L’architecture d’une campagne ABM

Tout commence par une intention. Mais ça ne suffit pas.

Il faut une stratégie claire, une orchestration fine, une mécanique multicanale. On parle de publicité ultra-ciblées uniquement sur les salariés du compte. D’emails rédigés avec une précision chirurgicale. De vidéos ultra personnalisées envoyées par les BDR. D’approches sur salon ou via des objets physiques inattendus.

Le tout dirigé vers un point de convergence. Une landing page personnalisée. Aux couleurs de la marque ciblée. Qui rassemble tous les contenus. Et qui permet de mesurer l’engagement.

Certains contenus existent déjà. D’autres seront à créer de toutes pièces. L’enjeu n’est pas de produire beaucoup. Mais de produire juste.

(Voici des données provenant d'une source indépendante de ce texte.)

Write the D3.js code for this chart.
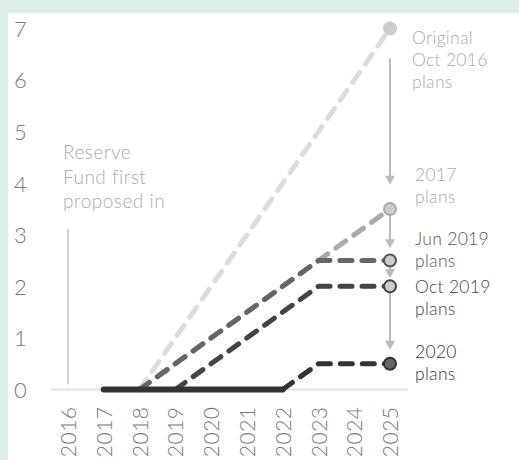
<!DOCTYPE html>
<html>
<head>
<meta charset="utf-8">
<script src="https://cdn.jsdelivr.net/npm/d3@7"></script>
<style>
  html, body { margin: 0; padding: 0; background: #dcf0e9; }
  svg { display: block; }
  text { font-family: "Lato", "Open Sans", sans-serif; }
</style>
</head>
<body>
<script>
// ---- data ----
const years = [2016, 2017, 2018, 2019, 2020, 2021, 2022, 2023, 2024, 2025];
const yTicks = [0, 1, 2, 3, 4, 5, 6, 7];

const originalYears = [2018, 2025];
const originalValues = [0, 7];

const plan2017Years = [2018, 2025];
const plan2017Values = [0, 3.5];

const jun2019Years = [2018, 2023, 2025];
const jun2019Values = [0, 2.5, 2.5];

const oct2019Years = [2019, 2023, 2025];
const oct2019Values = [0, 2, 2];

const plan2020SolidYears = [2017, 2022];
const plan2020SolidValues = [0, 0];
const plan2020DashYears = [2022, 2023, 2025];
const plan2020DashValues = [0, 0.5, 0.5];

const arrowFrom = [6.42, 3.38, 2.37, 1.89];
const arrowTo = [3.97, 2.74, 2.16, 0.77];

const seriesLabels = [
  { lines: ["Original", "Oct 2016", "plans"], value: 7 },
  { lines: ["2017", "plans"], value: 3.5 },
  { lines: ["Jun 2019", "plans"], value: 2.5 },
  { lines: ["Oct 2019", "plans"], value: 2 },
  { lines: ["2020", "plans"], value: 0.5 }
];
const noteLines = ["Reserve", "Fund first", "proposed in"];

// ---- drawing ----
const W = 519, H = 460;
const svg = d3.select("body").append("svg").attr("width", W).attr("height", H);

svg.append("rect").attr("x", 8).attr("y", 13).attr("width", W - 8).attr("height", H - 13).attr("fill", "#ffffff");

const x = d3.scaleLinear().domain([2016, 2025]).range([68, 390]);
const y = d3.scaleLinear().domain([0, 7]).range([389.5, 28.5]);

// y axis
const yAxis = svg.append("g").call(d3.axisLeft(y).tickValues(yTicks).tickSize(0).tickFormat(d3.format("d")));
yAxis.select(".domain").remove();
yAxis.selectAll("text")
  .attr("x", 14).attr("text-anchor", "start")
  .attr("fill", "#777").style("font-size", "22px").style("font-weight", 300)
  .attr("dy", "0.36em");

// baseline
svg.append("line")
  .attr("x1", 51).attr("x2", 408)
  .attr("y1", y(0)).attr("y2", y(0))
  .attr("stroke", "#e2e2e2").attr("stroke-width", 2);

// x axis
const xAxis = svg.append("g").attr("transform", `translate(0,${y(0)})`)
  .call(d3.axisBottom(x).tickValues(years).tickSize(0).tickFormat(d3.format("d")));
xAxis.select(".domain").remove();
xAxis.selectAll("text")
  .attr("transform", "rotate(-90)")
  .attr("text-anchor", "end")
  .attr("x", -17).attr("y", 0).attr("dy", "0.36em")
  .attr("fill", "#777").style("font-size", "21px").style("font-weight", 300)
  .style("letter-spacing", "0.5px");

// note vertical line at 2016
svg.append("line")
  .attr("x1", x(2016)).attr("x2", x(2016))
  .attr("y1", 229).attr("y2", y(0) - 5)
  .attr("stroke", "#c4c4c4").attr("stroke-width", 1.5);

svg.append("g").selectAll("text").data(noteLines).join("text")
  .attr("x", 63).attr("y", (d, i) => 159 + i * 24.5)
  .attr("fill", "#aaa").style("font-size", "19px").style("font-weight", 300)
  .style("letter-spacing", "0.5px")
  .text(d => d);

const line = d3.line().x(d => x(d[0])).y(d => y(d[1]));
const zip = (a, b) => a.map((v, i) => [v, b[i]]);

function dashed(ys, vs, color) {
  svg.append("path").attr("d", line(zip(ys, vs)))
    .attr("fill", "none").attr("stroke", color).attr("stroke-width", 5)
    .attr("stroke-dasharray", "12,10").attr("stroke-linecap", "round")
    .attr("stroke-linejoin", "round");
}

dashed(originalYears, originalValues, "#dcdcdc");
dashed(plan2017Years, plan2017Values, "#aaaaaa");
dashed(jun2019Years, jun2019Values, "#666666");
dashed(oct2019Years, oct2019Values, "#444444");
dashed(plan2020DashYears, plan2020DashValues, "#333333");
svg.append("path").attr("d", line(zip(plan2020SolidYears, plan2020SolidValues)))
  .attr("fill", "none").attr("stroke", "#333").attr("stroke-width", 6)
  .attr("stroke-linecap", "round");

// arrows
const ax = x(2025);
arrowFrom.forEach((f, i) => {
  const y1 = y(f), y2 = y(arrowTo[i]);
  svg.append("line").attr("x1", ax).attr("x2", ax).attr("y1", y1).attr("y2", y2 - 8)
    .attr("stroke", "#bbb").attr("stroke-width", 2);
  svg.append("path")
    .attr("d", `M${ax - 5},${y2 - 9} L${ax + 5},${y2 - 9} L${ax},${y2} Z`)
    .attr("fill", "#bbb");
});

// dots
const dots = [
  { v: 7, fill: "#cccccc", stroke: "none", r: 7 },
  { v: 3.5, fill: "#cccccc", stroke: "#aaaaaa", r: 6 },
  { v: 2.5, fill: "#cccccc", stroke: "#555555", r: 6 },
  { v: 2, fill: "#cccccc", stroke: "#444444", r: 6 },
  { v: 0.5, fill: "#666666", stroke: "#333333", r: 6 }
];
svg.append("g").selectAll("circle").data(dots).join("circle")
  .attr("cx", x(2025)).attr("cy", d => y(d.v)).attr("r", d => d.r)
  .attr("fill", d => d.fill).attr("stroke", d => d.stroke).attr("stroke-width", 2);

// series labels
const labelPos = [
  { x: 412, y: [44, 66, 88], color: "#aaa" },
  { x: 415, y: [181, 203], color: "#aaa" },
  { x: 415, y: [245, 267], color: "#555" },
  { x: 415, y: [293, 315], color: "#444" },
  { x: 415, y: [358, 380], color: "#333" }
];
seriesLabels.forEach((s, i) => {
  const p = labelPos[i];
  svg.append("g").selectAll("text").data(s.lines).join("text")
    .attr("x", p.x).attr("y", (d, j) => p.y[j])
    .attr("fill", p.color).style("font-size", "17.5px").style("font-weight", 300)
    .style("letter-spacing", "0.3px")
    .text(d => d);
});
</script>
</body>
</html>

Ce n’est pas une campagne d’awareness. C’est un levier de relation.

La mesure : signaux faibles et signaux forts

Combien de visites sur la landing page ? Combien de téléchargements ? Combien d’interactions LinkedIn ? Ces signaux faibles sont précieux. Ils montrent que quelque chose bouge.

Mais ce n’est pas encore le graal.

Les signaux forts, eux, sont clairs. Une réponse à un email. Une prise de rendez-vous. Un échange sur un salon. Un début de discussion commerciale.

Ce sont eux qui dictent la suite. On réalloue les ressources. On concentre les efforts sur les comptes qui montrent des signes de vie. Et on laisse tourner doucement les autres.

Car une campagne ABM n’est jamais vraiment finie. Elle s’ajuste. Elle respire. Elle vit au rythme du compte.

Une affaire d’attention plus que d’intention

L’ABM ne fait pas signer un contrat par magie. Ce n’est pas l’objet envoyé, ni la pub LinkedIn, ni même l’étude personnalisée qui convainc.

Ce qui fait la différence, c’est le sentiment de reconnaissance. Le prospect sent qu’on a pris le temps. Qu’on a compris son contexte. Qu’on parle à lui, pas à son marché.

C’est cette attention-là qui ouvre la porte.

Alors oui, c’est chronophage. Oui, c’est imparfait. Oui, il y aura des flops.

Mais quand ça fonctionne, ce n’est pas juste une vente. C’est une relation. Une victoire partagée entre le marketing, les sales et l’entreprise tout entière.

Et maintenant ?

L’ABM est une niche. Ce n’est ni une tendance, ni un passage obligé. Et surtout, ce n’est pas une formule magique qu’on active en ajoutant un prénom dans un email.

Les mots ont un sens. Si on veut parler d’ABM, alors faisons-en. Pour de vrai. Avec exigence, pertinence et attention sincère.

Parce que c’est ça, le fond du sujet : montrer à nos prospects qu’ils comptent. Et surtout, qu’on les comprend.